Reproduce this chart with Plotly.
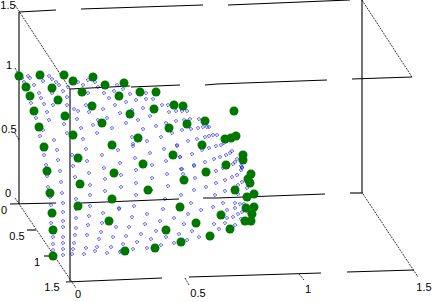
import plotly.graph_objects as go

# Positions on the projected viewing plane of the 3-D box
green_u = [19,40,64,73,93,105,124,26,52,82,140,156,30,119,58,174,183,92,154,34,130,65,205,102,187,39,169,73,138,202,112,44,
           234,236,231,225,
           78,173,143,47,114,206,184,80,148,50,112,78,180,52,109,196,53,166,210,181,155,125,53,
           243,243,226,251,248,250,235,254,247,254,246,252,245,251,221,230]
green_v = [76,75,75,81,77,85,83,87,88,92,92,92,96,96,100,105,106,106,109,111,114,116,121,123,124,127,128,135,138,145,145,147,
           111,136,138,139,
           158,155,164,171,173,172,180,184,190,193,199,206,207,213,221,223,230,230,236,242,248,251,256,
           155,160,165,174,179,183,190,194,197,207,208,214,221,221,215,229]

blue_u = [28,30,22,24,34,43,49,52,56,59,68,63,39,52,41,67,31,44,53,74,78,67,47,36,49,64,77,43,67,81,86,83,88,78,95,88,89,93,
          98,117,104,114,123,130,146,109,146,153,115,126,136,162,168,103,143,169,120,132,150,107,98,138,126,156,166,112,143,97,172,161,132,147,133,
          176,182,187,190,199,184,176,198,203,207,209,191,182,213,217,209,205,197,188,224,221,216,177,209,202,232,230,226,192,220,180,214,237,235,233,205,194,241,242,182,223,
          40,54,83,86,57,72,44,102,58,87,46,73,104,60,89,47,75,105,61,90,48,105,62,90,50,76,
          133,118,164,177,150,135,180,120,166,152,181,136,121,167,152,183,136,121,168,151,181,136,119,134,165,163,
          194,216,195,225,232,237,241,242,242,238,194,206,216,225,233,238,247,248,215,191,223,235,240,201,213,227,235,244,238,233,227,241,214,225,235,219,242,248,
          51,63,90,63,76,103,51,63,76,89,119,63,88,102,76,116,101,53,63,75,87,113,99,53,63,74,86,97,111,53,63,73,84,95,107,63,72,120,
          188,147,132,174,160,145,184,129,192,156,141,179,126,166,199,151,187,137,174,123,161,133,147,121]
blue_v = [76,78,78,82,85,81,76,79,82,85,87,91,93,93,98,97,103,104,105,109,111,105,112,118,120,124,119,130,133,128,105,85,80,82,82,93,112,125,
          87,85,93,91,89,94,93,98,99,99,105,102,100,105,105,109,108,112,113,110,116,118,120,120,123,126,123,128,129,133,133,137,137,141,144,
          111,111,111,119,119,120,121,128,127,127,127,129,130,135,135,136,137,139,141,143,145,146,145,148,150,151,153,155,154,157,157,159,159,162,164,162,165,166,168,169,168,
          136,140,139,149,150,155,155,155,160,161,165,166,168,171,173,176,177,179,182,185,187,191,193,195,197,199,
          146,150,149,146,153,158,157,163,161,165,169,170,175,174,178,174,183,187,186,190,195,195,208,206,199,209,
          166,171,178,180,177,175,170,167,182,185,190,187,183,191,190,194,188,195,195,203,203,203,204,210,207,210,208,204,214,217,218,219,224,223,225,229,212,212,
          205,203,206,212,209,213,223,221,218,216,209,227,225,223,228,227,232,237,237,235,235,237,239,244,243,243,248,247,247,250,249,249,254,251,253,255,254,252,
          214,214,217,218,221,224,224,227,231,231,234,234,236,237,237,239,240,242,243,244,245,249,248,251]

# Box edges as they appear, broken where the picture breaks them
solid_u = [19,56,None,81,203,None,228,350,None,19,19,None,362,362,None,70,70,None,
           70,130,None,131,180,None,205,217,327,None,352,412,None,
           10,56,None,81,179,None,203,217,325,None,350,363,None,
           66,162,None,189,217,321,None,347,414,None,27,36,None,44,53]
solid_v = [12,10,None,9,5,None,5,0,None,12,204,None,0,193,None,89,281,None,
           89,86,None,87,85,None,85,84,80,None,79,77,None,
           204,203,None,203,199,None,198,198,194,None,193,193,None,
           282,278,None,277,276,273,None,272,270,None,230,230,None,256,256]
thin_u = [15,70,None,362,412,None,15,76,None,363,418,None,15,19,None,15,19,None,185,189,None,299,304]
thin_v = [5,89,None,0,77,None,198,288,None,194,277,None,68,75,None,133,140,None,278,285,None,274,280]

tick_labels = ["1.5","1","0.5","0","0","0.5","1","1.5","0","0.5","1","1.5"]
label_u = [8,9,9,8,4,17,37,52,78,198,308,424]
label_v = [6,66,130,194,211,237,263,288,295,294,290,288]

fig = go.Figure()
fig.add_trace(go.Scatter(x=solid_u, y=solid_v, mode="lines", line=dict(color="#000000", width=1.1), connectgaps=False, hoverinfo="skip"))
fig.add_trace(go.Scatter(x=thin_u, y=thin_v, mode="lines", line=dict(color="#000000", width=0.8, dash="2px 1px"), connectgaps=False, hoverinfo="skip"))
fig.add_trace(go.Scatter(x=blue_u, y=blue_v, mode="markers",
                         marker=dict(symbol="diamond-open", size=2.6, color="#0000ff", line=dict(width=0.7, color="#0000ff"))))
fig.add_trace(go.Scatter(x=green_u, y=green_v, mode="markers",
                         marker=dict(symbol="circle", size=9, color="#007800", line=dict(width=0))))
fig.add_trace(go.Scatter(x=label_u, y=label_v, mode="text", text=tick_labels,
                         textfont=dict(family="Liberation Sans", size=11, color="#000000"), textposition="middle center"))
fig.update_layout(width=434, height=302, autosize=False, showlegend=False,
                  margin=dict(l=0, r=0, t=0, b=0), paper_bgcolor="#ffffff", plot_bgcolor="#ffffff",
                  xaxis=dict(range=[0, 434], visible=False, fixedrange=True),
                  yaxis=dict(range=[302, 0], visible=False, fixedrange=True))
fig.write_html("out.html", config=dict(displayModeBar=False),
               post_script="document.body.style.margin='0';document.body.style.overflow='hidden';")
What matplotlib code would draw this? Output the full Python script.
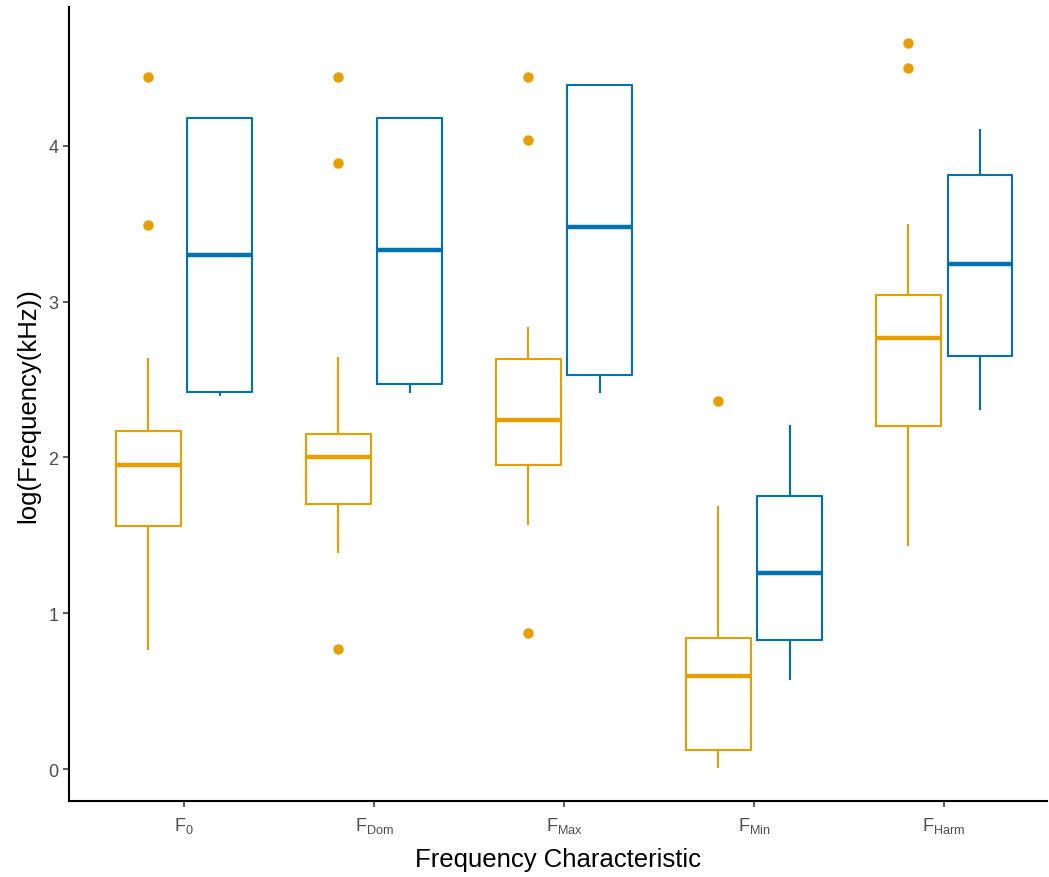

- - -

_Stated task_. Only the lines from the start of the records above through the line containing "155,160,165,174,179,183,190,194,197,207,208,214,221,221,215,229]" should be returned, exactly and with both ends, please; the pictures stay out.

_Full answer_.
Reproduce this chart with Plotly.
import plotly.graph_objects as go

# Positions on the projected viewing plane of the 3-D box
green_u = [19,40,64,73,93,105,124,26,52,82,140,156,30,119,58,174,183,92,154,34,130,65,205,102,187,39,169,73,138,202,112,44,
           234,236,231,225,
           78,173,143,47,114,206,184,80,148,50,112,78,180,52,109,196,53,166,210,181,155,125,53,
           243,243,226,251,248,250,235,254,247,254,246,252,245,251,221,230]
green_v = [76,75,75,81,77,85,83,87,88,92,92,92,96,96,100,105,106,106,109,111,114,116,121,123,124,127,128,135,138,145,145,147,
           111,136,138,139,
           158,155,164,171,173,172,180,184,190,193,199,206,207,213,221,223,230,230,236,242,248,251,256,
           155,160,165,174,179,183,190,194,197,207,208,214,221,221,215,229]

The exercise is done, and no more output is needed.